Exercise requirements:
Pull out every line below that contains the word "this".

Record list:
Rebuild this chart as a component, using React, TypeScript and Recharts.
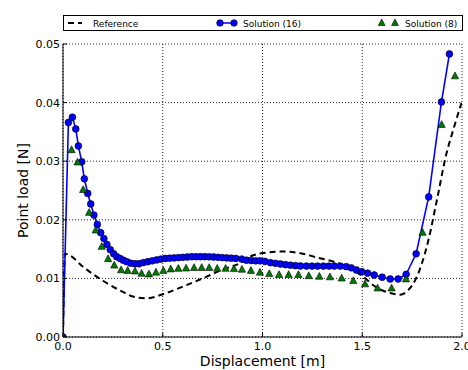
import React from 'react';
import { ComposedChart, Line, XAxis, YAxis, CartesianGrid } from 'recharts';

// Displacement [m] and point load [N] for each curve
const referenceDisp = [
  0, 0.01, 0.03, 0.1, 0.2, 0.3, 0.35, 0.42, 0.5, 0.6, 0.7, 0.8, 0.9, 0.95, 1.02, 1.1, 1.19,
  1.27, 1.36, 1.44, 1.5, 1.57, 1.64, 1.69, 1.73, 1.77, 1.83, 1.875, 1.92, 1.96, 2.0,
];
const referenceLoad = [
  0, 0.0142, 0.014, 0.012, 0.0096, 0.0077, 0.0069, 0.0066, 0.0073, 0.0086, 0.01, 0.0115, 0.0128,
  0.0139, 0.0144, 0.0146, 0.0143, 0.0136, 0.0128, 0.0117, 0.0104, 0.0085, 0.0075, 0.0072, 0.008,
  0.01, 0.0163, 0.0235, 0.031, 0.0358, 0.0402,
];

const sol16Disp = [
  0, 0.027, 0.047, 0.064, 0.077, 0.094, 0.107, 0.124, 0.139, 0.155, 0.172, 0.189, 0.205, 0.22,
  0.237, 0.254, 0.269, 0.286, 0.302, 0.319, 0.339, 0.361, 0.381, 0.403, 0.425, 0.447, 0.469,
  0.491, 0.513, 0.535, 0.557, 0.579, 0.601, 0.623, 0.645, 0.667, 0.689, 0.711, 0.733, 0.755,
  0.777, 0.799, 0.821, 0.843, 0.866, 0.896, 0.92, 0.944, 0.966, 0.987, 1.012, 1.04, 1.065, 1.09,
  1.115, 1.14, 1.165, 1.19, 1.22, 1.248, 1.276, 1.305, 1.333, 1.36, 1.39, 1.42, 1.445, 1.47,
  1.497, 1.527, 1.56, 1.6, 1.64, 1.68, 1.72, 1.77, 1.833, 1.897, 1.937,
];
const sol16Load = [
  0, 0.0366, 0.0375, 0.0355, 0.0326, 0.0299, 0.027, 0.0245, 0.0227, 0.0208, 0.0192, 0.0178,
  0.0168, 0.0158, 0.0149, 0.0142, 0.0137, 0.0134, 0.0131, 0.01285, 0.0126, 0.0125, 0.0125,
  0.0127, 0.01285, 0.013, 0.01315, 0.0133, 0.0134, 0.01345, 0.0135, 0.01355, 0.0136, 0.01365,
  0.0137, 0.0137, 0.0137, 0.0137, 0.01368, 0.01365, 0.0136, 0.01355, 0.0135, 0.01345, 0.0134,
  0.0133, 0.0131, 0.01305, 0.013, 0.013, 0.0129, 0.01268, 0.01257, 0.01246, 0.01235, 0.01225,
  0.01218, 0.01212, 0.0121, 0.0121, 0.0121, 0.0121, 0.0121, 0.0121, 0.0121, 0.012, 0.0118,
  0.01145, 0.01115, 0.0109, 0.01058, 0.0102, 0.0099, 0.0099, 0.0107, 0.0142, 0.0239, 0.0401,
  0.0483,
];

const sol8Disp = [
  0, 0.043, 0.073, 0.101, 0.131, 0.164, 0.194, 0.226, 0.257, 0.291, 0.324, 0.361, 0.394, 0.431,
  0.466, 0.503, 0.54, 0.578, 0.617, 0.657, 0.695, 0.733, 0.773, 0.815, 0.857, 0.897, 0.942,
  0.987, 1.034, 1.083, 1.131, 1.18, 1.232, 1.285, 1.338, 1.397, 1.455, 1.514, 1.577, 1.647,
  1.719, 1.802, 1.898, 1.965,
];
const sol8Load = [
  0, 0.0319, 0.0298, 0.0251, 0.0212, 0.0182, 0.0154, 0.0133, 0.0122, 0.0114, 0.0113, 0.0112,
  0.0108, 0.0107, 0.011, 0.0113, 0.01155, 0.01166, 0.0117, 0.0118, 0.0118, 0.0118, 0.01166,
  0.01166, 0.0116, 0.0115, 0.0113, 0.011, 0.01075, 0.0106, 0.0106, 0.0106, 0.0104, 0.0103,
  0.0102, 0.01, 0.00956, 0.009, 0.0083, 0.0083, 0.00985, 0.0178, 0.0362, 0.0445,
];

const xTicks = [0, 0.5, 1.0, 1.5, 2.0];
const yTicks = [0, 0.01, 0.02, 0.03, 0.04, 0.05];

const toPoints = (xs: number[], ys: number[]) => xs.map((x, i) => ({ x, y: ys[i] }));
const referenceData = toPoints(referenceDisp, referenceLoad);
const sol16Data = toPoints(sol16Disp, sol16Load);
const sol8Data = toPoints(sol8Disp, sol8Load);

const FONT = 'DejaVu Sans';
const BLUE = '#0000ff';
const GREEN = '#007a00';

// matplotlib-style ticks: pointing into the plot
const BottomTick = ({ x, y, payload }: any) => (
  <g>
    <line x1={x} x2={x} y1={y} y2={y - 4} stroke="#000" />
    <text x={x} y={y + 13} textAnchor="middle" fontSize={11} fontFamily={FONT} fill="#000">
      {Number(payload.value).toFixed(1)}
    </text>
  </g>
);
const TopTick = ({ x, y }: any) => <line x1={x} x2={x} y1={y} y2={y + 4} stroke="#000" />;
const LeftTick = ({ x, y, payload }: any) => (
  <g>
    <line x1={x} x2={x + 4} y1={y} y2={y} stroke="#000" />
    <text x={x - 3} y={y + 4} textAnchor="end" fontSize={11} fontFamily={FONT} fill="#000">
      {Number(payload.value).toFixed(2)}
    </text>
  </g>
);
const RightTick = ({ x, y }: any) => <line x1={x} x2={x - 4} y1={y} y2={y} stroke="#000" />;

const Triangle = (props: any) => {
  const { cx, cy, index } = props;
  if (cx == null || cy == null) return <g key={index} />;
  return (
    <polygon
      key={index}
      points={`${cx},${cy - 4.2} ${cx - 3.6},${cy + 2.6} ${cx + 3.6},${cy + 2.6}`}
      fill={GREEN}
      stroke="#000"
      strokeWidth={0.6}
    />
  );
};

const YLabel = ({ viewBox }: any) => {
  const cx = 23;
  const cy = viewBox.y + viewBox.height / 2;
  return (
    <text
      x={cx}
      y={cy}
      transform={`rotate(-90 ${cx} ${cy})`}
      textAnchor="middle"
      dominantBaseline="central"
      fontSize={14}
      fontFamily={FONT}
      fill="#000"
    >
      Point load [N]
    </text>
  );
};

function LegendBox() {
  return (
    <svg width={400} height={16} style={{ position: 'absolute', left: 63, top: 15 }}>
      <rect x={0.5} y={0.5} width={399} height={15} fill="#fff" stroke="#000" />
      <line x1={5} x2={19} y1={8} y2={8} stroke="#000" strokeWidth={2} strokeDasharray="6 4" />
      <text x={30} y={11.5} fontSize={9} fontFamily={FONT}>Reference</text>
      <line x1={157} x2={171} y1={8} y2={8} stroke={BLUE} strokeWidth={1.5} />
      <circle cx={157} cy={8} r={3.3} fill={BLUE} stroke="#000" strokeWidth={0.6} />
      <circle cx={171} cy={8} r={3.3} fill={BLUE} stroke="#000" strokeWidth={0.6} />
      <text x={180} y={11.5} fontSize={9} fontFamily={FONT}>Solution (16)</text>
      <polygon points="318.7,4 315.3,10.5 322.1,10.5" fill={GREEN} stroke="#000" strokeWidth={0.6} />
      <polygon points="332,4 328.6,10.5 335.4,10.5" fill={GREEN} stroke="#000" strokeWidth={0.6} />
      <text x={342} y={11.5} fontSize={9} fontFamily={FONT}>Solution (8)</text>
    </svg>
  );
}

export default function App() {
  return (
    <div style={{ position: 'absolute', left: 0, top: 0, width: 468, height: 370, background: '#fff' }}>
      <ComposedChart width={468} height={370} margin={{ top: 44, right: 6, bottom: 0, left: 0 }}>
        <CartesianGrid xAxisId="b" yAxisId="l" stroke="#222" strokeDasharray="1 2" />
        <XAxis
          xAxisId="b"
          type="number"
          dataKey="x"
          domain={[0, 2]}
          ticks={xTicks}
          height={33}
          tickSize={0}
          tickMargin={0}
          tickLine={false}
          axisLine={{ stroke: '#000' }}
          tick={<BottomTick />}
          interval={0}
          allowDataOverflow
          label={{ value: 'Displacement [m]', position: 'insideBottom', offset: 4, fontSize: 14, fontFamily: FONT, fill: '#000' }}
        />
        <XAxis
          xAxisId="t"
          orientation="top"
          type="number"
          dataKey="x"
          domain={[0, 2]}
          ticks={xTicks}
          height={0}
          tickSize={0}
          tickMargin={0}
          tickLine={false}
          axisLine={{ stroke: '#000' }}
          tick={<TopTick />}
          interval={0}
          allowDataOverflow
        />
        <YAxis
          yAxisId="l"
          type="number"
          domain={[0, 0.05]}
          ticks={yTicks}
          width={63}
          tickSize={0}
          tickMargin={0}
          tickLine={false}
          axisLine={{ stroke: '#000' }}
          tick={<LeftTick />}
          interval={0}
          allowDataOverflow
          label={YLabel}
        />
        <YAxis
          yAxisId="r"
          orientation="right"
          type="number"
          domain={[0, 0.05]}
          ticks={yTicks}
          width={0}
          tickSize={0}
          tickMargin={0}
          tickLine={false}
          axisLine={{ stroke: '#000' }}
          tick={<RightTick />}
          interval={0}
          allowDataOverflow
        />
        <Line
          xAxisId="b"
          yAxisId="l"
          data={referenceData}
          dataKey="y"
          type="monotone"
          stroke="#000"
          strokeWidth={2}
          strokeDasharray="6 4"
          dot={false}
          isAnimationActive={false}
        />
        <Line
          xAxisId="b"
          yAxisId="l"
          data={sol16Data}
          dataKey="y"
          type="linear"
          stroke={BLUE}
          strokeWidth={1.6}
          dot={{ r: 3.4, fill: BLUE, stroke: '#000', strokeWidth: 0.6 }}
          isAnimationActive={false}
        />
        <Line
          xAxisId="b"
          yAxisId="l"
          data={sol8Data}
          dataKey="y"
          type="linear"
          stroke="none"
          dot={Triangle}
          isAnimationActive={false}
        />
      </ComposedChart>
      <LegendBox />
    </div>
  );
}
--
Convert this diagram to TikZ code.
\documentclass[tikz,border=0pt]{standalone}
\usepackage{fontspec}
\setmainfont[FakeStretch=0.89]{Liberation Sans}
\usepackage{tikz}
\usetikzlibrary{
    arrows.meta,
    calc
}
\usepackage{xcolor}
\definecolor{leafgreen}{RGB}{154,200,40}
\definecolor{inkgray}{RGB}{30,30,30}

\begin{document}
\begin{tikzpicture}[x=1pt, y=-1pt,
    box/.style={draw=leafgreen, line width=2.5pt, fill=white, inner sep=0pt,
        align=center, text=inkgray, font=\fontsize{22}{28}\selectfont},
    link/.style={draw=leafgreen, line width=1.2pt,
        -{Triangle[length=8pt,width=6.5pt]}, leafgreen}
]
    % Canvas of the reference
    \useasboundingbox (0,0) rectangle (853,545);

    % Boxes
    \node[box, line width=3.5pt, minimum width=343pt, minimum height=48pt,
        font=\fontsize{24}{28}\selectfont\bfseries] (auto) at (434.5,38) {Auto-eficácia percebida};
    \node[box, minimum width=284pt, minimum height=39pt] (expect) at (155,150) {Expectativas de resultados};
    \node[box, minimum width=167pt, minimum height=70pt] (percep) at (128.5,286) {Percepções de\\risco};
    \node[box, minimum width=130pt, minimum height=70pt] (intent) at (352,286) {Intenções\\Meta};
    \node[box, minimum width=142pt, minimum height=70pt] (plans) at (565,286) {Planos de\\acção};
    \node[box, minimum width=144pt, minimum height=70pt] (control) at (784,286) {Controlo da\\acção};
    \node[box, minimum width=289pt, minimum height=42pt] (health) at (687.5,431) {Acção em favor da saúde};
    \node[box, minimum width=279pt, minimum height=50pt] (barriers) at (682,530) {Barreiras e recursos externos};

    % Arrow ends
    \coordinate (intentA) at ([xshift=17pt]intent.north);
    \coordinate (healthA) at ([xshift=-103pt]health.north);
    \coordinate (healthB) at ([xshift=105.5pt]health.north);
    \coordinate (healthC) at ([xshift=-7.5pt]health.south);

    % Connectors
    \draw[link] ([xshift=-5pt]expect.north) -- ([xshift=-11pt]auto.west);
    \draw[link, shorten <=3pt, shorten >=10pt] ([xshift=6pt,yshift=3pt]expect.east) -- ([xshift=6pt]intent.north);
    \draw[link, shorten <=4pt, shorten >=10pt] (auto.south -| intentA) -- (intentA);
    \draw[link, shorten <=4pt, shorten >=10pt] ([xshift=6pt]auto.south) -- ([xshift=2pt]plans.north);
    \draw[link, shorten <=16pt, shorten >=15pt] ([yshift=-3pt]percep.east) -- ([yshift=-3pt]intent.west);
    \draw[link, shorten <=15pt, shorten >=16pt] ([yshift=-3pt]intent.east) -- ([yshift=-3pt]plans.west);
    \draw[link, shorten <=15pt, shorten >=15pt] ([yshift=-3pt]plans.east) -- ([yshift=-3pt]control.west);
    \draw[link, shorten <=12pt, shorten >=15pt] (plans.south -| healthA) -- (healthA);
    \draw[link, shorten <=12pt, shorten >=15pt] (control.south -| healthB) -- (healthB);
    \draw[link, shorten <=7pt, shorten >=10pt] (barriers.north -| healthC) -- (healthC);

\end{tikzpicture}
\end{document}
* * *
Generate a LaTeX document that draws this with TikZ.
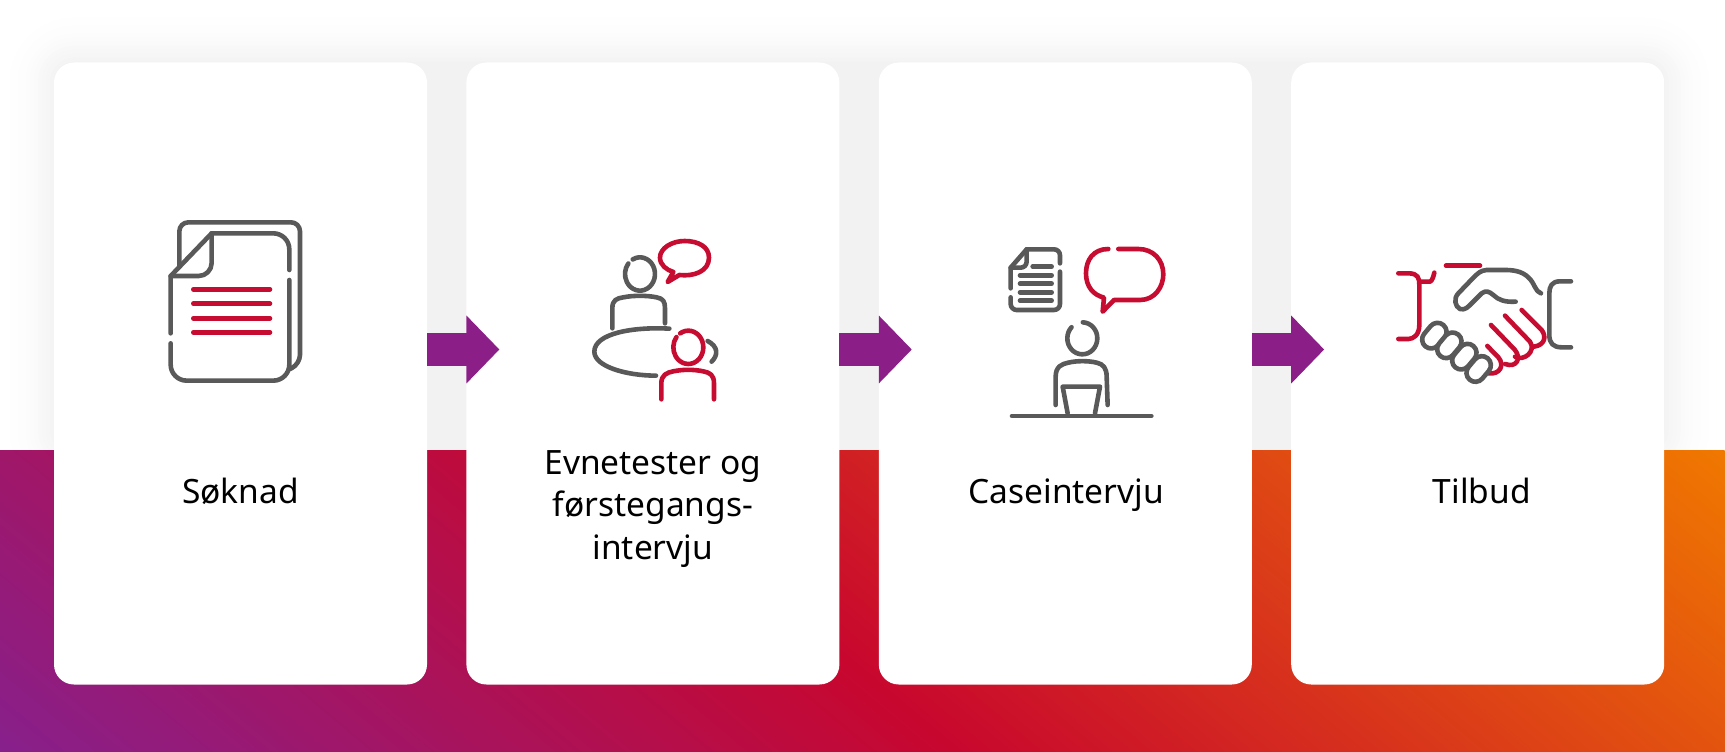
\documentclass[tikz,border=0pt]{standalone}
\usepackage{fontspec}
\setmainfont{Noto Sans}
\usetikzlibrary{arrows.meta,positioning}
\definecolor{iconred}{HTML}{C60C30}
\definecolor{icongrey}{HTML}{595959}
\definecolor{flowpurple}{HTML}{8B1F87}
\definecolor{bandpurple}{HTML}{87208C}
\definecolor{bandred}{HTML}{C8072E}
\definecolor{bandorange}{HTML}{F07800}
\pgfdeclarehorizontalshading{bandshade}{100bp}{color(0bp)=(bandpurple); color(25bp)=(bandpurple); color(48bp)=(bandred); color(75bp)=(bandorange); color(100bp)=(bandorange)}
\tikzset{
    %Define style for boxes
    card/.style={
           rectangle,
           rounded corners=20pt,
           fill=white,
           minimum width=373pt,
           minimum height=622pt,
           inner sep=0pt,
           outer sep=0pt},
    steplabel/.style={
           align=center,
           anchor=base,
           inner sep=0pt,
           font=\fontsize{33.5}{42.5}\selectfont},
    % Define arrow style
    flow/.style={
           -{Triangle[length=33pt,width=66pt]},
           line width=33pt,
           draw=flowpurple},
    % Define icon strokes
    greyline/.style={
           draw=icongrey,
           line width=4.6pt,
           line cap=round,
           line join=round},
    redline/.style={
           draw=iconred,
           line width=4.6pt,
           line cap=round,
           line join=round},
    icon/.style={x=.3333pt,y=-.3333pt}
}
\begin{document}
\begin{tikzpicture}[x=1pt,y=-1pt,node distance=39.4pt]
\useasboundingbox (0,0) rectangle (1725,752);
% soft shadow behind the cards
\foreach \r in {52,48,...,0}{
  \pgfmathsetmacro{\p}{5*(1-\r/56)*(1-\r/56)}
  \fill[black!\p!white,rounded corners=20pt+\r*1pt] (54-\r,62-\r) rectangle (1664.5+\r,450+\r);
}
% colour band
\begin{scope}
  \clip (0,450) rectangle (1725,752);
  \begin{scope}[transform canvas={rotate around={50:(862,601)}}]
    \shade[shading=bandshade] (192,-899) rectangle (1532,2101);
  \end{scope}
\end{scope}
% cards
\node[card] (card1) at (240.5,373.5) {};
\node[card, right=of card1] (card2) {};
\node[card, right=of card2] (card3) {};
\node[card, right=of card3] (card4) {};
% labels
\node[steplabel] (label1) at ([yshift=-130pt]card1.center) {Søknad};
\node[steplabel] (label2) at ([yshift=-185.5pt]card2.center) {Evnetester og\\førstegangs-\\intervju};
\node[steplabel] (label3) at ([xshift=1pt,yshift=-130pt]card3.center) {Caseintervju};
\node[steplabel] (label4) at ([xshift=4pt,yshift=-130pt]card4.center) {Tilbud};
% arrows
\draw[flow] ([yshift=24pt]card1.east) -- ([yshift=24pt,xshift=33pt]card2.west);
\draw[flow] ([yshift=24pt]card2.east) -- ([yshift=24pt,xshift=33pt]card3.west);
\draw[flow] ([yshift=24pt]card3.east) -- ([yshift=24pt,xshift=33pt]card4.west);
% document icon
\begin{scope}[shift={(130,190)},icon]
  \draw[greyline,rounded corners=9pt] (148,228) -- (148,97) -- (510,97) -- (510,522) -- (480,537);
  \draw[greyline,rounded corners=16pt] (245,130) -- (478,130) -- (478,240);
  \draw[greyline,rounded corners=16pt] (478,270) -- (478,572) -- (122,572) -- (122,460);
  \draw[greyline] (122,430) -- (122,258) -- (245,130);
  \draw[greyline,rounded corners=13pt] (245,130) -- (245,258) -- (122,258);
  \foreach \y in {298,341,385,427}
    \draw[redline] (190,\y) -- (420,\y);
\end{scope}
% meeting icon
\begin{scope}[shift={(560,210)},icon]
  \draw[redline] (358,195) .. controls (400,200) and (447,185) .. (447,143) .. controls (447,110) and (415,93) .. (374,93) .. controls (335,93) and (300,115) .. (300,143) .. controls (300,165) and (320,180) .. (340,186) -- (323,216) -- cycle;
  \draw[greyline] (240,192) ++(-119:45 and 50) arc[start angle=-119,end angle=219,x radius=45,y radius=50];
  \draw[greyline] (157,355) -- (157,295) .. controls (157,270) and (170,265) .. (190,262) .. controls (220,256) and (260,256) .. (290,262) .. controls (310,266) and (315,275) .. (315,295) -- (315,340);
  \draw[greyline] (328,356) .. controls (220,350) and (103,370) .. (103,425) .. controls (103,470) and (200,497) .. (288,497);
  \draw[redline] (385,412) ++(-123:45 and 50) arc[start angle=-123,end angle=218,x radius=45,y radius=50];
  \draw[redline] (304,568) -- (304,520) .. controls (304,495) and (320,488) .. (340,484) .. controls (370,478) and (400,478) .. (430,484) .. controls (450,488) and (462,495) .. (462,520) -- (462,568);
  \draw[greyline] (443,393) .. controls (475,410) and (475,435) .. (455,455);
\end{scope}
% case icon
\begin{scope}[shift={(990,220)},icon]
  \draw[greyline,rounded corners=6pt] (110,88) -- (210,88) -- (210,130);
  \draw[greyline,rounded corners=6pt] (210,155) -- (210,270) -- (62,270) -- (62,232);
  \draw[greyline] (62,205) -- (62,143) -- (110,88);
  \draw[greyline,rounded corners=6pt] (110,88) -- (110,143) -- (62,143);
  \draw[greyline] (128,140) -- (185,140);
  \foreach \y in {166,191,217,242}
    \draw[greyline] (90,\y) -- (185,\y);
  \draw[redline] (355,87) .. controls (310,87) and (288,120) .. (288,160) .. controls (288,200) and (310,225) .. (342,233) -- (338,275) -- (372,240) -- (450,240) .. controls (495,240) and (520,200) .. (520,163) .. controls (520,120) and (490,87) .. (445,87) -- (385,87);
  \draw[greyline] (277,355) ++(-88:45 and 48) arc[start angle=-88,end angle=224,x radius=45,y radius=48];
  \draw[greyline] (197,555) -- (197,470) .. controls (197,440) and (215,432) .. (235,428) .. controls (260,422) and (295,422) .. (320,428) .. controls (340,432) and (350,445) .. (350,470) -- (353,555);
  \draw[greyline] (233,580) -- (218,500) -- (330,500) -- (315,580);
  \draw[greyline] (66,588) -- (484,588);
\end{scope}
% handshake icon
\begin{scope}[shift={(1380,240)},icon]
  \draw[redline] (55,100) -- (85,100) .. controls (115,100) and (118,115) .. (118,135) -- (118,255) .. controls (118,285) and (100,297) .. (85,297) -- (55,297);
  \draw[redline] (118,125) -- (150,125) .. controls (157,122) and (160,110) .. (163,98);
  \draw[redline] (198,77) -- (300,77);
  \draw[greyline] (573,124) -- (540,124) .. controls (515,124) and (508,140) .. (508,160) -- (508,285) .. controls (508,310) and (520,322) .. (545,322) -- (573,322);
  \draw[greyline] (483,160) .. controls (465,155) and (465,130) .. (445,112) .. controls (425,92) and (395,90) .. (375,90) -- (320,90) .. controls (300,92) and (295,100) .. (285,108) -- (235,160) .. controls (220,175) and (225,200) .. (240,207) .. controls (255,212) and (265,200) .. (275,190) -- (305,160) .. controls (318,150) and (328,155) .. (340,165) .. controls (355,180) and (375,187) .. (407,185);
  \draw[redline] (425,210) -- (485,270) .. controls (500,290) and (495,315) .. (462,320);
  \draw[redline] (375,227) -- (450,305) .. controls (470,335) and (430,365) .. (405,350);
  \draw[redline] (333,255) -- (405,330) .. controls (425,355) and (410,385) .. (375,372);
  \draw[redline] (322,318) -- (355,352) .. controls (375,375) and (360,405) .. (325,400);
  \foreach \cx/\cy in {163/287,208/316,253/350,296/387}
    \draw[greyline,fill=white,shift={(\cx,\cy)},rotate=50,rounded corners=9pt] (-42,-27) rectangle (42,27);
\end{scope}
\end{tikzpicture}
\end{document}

Complete response:
Rebuild this chart as a component, using React, TypeScript and Recharts.
Convert this diagram to TikZ code.
Generate a LaTeX document that draws this with TikZ.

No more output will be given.